[WHAT YOU SHOULD DO]: Retype only what runs from the first line of the records to the line with "import * as d3 from 'd3';", inclusive, and no pictures.

[DATA EXCERPTS]:

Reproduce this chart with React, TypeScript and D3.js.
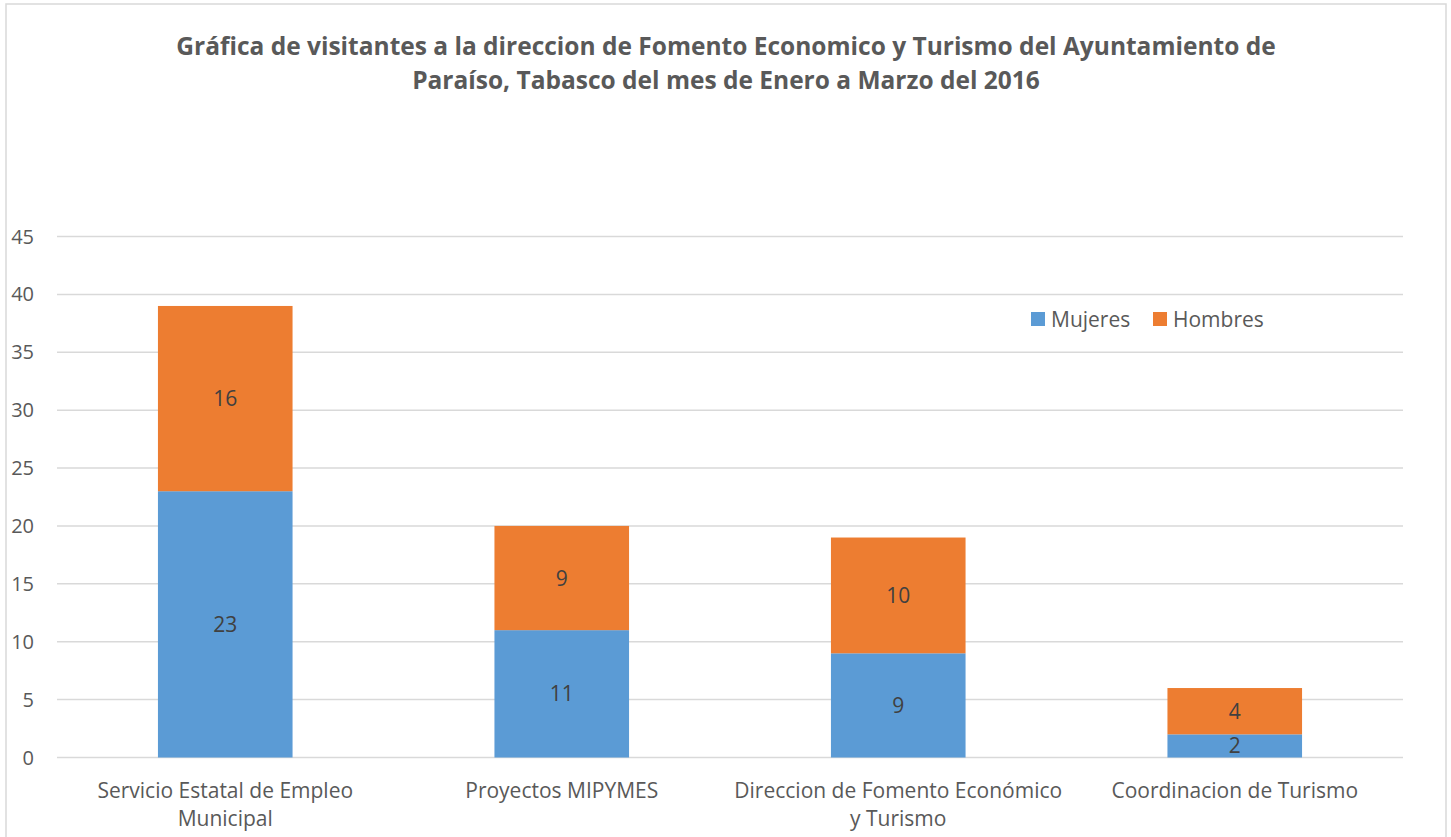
import React from 'react';
import * as d3 from 'd3';

const categories = [
  ['Servicio Estatal de Empleo', 'Municipal'],
  ['Proyectos MIPYMES'],
  ['Direccion de Fomento Económico', 'y Turismo'],
  ['Coordinacion de Turismo'],
];
const mujeres = [23, 11, 9, 2];
const hombres = [16, 9, 10, 4];
const seriesNames = ['Mujeres', 'Hombres'];
const seriesColors = ['#5B9BD5', '#ED7D31'];
const yTicks = [0, 5, 10, 15, 20, 25, 30, 35, 40, 45];
const titleLines = [
  'Gráfica de visitantes a la direccion de Fomento Economico y Turismo del Ayuntamiento de',
  'Paraíso, Tabasco del mes de Enero a Marzo del 2016',
];

const W = 1451;
const H = 837;
const FONT = '"Open Sans", "Noto Sans", sans-serif';

const App: React.FC = () => {
  const x = d3
    .scaleBand<number>()
    .domain(d3.range(categories.length))
    .range([57, 1403])
    .paddingInner(0.6)
    .paddingOuter(0.3);
  const y = d3.scaleLinear().domain([0, 45]).range([757.5, 236.5]);

  const rows = categories.map((_, i) => ({ i, Mujeres: mujeres[i], Hombres: hombres[i] }));
  const stacked = d3.stack<any>().keys(seriesNames)(rows);

  return (
    <svg
      width={W}
      height={H}
      style={{ position: 'absolute', left: 0, top: 0, background: '#fff' }}
      fontFamily={FONT}
    >
      <rect x={6} y={4} width={1440} height={H + 10} fill='#fff' stroke='#d9d9d9' strokeWidth={1.5} />

      {/* Title */}
      {titleLines.map((t, i) => (
        <text
          key={i}
          x={726}
          y={55 + i * 34}
          textAnchor='middle'
          fontSize={24.5}
          fontWeight='bold'
          fill='#595959'
        >
          {t}
        </text>
      ))}

      {/* Gridlines and y labels */}
      {yTicks.map((t) => (
        <g key={t}>
          <line x1={57} x2={1403} y1={y(t)} y2={y(t)} stroke='#d9d9d9' strokeWidth={1.5} />
          <text x={34} y={y(t)} dy='0.35em' textAnchor='end' fontSize={20} fill='#595959'>
            {t}
          </text>
        </g>
      ))}

      {/* Bars */}
      {stacked.map((s, si) => (
        <g key={s.key} fill={seriesColors[si]}>
          {s.map((d, i) => {
            const y0 = y(d[0]);
            const y1 = y(d[1]);
            return (
              <g key={i}>
                <rect x={x(i)} y={y1} width={x.bandwidth()} height={y0 - y1} />
                <text
                  x={(x(i) ?? 0) + x.bandwidth() / 2}
                  y={(y0 + y1) / 2}
                  dy='0.36em'
                  textAnchor='middle'
                  fontSize={21}
                  fill='#404040'
                >
                  {d[1] - d[0]}
                </text>
              </g>
            );
          })}
        </g>
      ))}

      {/* X labels */}
      {categories.map((lines, i) => (
        <text key={i} textAnchor='middle' fontSize={21} fill='#595959'>
          {lines.map((l, j) => (
            <tspan key={j} x={(x(i) ?? 0) + x.bandwidth() / 2} y={798 + j * 28}>
              {l}
            </tspan>
          ))}
        </text>
      ))}

      {/* Legend */}
      {seriesNames.map((n, i) => {
        const lx = 1031 + i * 122;
        return (
          <g key={n}>
            <rect x={lx} y={312} width={14} height={14} fill={seriesColors[i]} />
            <text x={lx + 20} y={319} dy='0.36em' fontSize={21} fill='#595959'>
              {n}
            </text>
          </g>
        );
      })}
    </svg>
  );
};

export default App;
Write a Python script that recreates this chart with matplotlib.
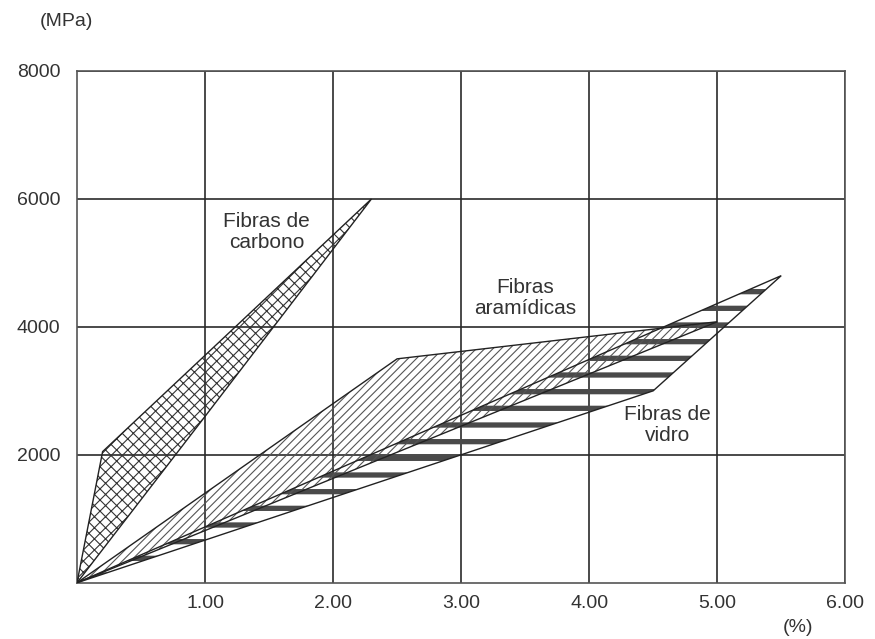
import matplotlib
matplotlib.use("Agg")
import matplotlib.pyplot as plt

plt.rcParams['font.family'] = ['Liberation Sans', 'DejaVu Sans']

# obwiednie obszarow (odksztalcenie [%], naprezenie [MPa])
carbon_x = [0, 0.2, 2.3, 1.0, 0]
carbon_y = [0, 2050, 6000, 2600, 0]

aramid_x = [0, 2.5, 5.0, 0]
aramid_y = [0, 3500, 4080, 0]

glass_x = [0, 4.5, 5.5, 0]
glass_y = [0, 3000, 4800, 0]

xticks = [1, 2, 3, 4, 5, 6]
xlabels = ["1.00", "2.00", "3.00", "4.00", "5.00", "6.00"]
yticks = [2000, 4000, 6000, 8000]
ylabels = ["2000", "4000", "6000", "8000"]

fig = plt.figure(figsize=(8.75, 6.39), dpi=100)
ax = fig.add_axes([0.088, 0.088, 0.878, 0.801])
ax.set_xlim(0, 6)
ax.set_ylim(0, 8000)

ax.set_xticks(xticks)
ax.set_xticklabels(xlabels)
ax.set_yticks(yticks)
ax.set_yticklabels(ylabels)
ax.tick_params(length=0, labelsize=14, colors="#333333")
ax.tick_params(axis="x", pad=9)
ax.tick_params(axis="y", pad=12)
ax.grid(True, color="#2a2a2a", linewidth=1.2)
ax.set_axisbelow(True)
for s in ax.spines.values():
    s.set_color("#555555")
    s.set_linewidth(1.2)


def area(x, y, hatch, hlw, hcol):
    with plt.rc_context({"hatch.linewidth": hlw}):
        p = ax.fill(x, y, facecolor="none", edgecolor=hcol, linewidth=0,
                    hatch=hatch, zorder=3)[0]
    if hasattr(p, "set_hatch_linewidth"):
        p.set_hatch_linewidth(hlw)
    ax.fill(x, y, facecolor="none", edgecolor="#222222", linewidth=1.0, zorder=4)


# wlokna szklane - poziome pasy
area(glass_x, glass_y, "-", 3.8, "#4a4a4a")
# wlokna aramidowe - ukosne kreski
area(aramid_x, aramid_y, "////", 0.8, "#555555")
# wlokna weglowe - cegielki
area(carbon_x, carbon_y, "xxx", 0.8, "#333333")

txt = dict(fontsize=15, color="#333333", ha="center", va="center",
           linespacing=1.15, zorder=5)
ax.text(1.48, 5480, "Fibras de\ncarbono", **txt)
ax.text(3.5, 4450, "Fibras\naramídicas", **txt)
ax.text(4.61, 2470, "Fibras de\nvidro", **txt)

ax.text(-0.08, 8770, "(MPa)", fontsize=14, color="#333333", ha="center",
        va="center", clip_on=False)
ax.text(5.63, -700, "(%)", fontsize=14, color="#333333", ha="center",
        va="center", clip_on=False)

fig.savefig("out.png", dpi=100)
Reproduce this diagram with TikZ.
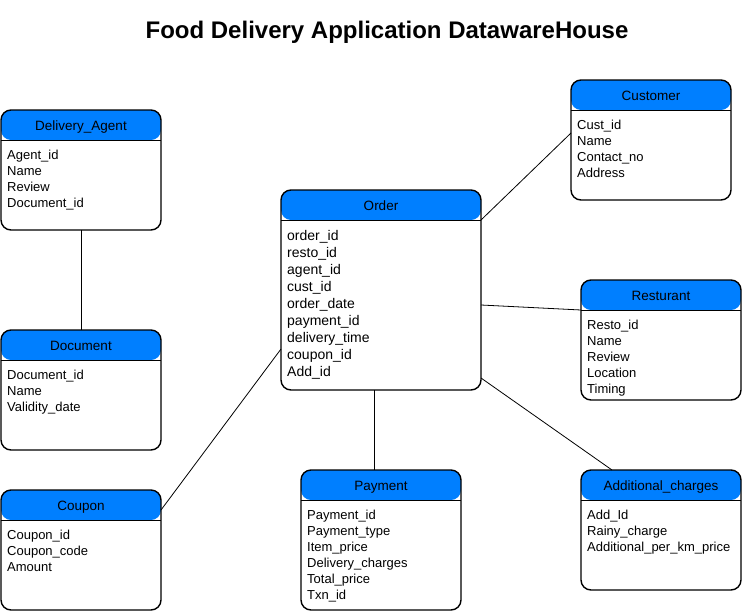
\documentclass[tikz,border=0pt]{standalone}
\usepackage{fontspec}
\setmainfont{Liberation Sans}
\usetikzlibrary{positioning}
\definecolor{hdrblue}{HTML}{007FFF}

\begin{document}
\begin{tikzpicture}[x=1pt,y=-1pt,
entity/.style={draw, line width=1.4pt, rounded corners=10pt, fill=white,
  anchor=north west, minimum width=160pt, inner sep=0pt, outer sep=0pt,
  path picture={
    \fill[hdrblue] (path picture bounding box.north west) rectangle ([yshift=-30pt]path picture bounding box.north east);
    \draw[line width=1pt] ([yshift=-30pt]path picture bounding box.north west) -- ([yshift=-30pt]path picture bounding box.north east);}},
enttitle/.style={font=\fontsize{13.5}{16}\selectfont, inner sep=0pt, anchor=base},
entfields/.style={font=\fontsize{13}{16}\selectfont, align=left, anchor=north west, inner sep=0pt},
link/.style={line width=0.8pt}]

\useasboundingbox (0,0) rectangle (742,611);

\node[font=\bfseries\fontsize{24}{28}\selectfont, anchor=base] (heading) at (387,38.5) {Food Delivery Application DatawareHouse};

% left column
\node[entity, minimum height=120pt] (agent) at (1,110) {};
\node[enttitle] (agent-t) at ([yshift=-20pt]agent.north) {Delivery\_Agent};
\node[entfields] (agent-f) at ([xshift=6pt,yshift=-40pt]agent.north west) {Agent\_id\\Name\\Review\\Document\_id};

\node[entity, minimum height=120pt] (doc) at (1,330) {};
\node[enttitle] (doc-t) at ([yshift=-20pt]doc.north) {Document};
\node[entfields] (doc-f) at ([xshift=6pt,yshift=-40pt]doc.north west) {Document\_id\\Name\\Validity\_date};

\node[entity, minimum height=120pt] (coupon) at (1,490) {};
\node[enttitle] (coupon-t) at ([yshift=-20pt]coupon.north) {Coupon};
\node[entfields] (coupon-f) at ([xshift=6pt,yshift=-40pt]coupon.north west) {Coupon\_id\\Coupon\_code\\Amount};

% fact table
\node[entity, minimum width=200pt, minimum height=200pt] (order) at (281,190) {};
\node[enttitle] (order-t) at ([yshift=-20pt]order.north) {Order};
\node[entfields, font=\fontsize{14}{17}\selectfont] (order-f) at ([xshift=6pt,yshift=-40pt]order.north west) {order\_id\\resto\_id\\agent\_id\\cust\_id\\order\_date\\payment\_id\\delivery\_time\\coupon\_id\\Add\_id};

\node[entity, minimum height=140pt] (pay) at (301,470) {};
\node[enttitle] (pay-t) at ([yshift=-20pt]pay.north) {Payment};
\node[entfields] (pay-f) at ([xshift=6pt,yshift=-40pt]pay.north west) {Payment\_id\\Payment\_type\\Item\_price\\Delivery\_charges\\Total\_price\\Txn\_id};

% right column
\node[entity, minimum height=120pt] (cust) at (571,80) {};
\node[enttitle] (cust-t) at ([yshift=-20pt]cust.north) {Customer};
\node[entfields] (cust-f) at ([xshift=6pt,yshift=-40pt]cust.north west) {Cust\_id\\Name\\Contact\_no\\Address};

\node[entity, minimum height=120pt] (resto) at (581,280) {};
\node[enttitle] (resto-t) at ([yshift=-20pt]resto.north) {Resturant};
\node[entfields] (resto-f) at ([xshift=6pt,yshift=-40pt]resto.north west) {Resto\_id\\Name\\Review\\Location\\Timing};

\node[entity, minimum height=120pt] (addl) at (581,470) {};
\node[enttitle] (addl-t) at ([yshift=-20pt]addl.north) {Additional\_charges};
\node[entfields] (addl-f) at ([xshift=6pt,yshift=-40pt]addl.north west) {Add\_Id\\Rainy\_charge\\Additional\_per\_km\_price};

% links
\draw[link] (agent) -- (doc);
\draw[link] ([yshift=-30pt]order.north east) -- ([yshift=-53pt]cust.north west);
\draw[link] ([yshift=-115pt]order.north east) -- ([yshift=-30pt]resto.north west);
\draw[link] ([yshift=-188pt]order.north east) -- ([xshift=31pt]addl.north west);
\draw[link] ([xshift=93pt]order.south west) -- ([xshift=73pt]pay.north west);
\draw[link] ([yshift=-159pt]order.north west) -- ([yshift=-20pt]coupon.north east);

\end{tikzpicture}
\end{document}
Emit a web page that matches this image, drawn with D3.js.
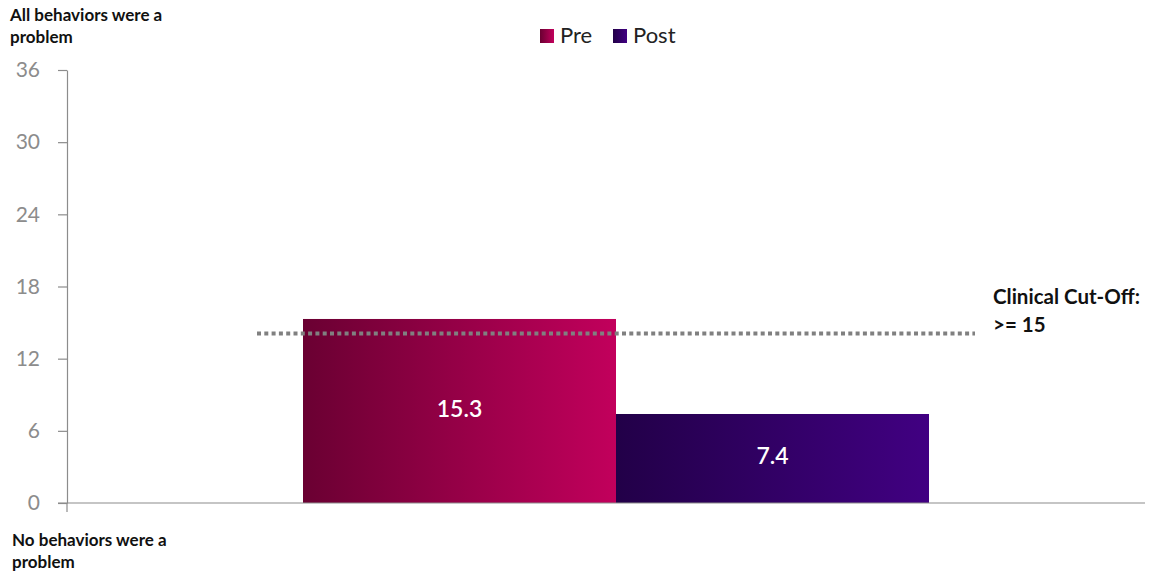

[TASK SOLUTION]:
Reproduce this chart with React, TypeScript and D3.js.
import React from 'react';
import * as d3 from 'd3';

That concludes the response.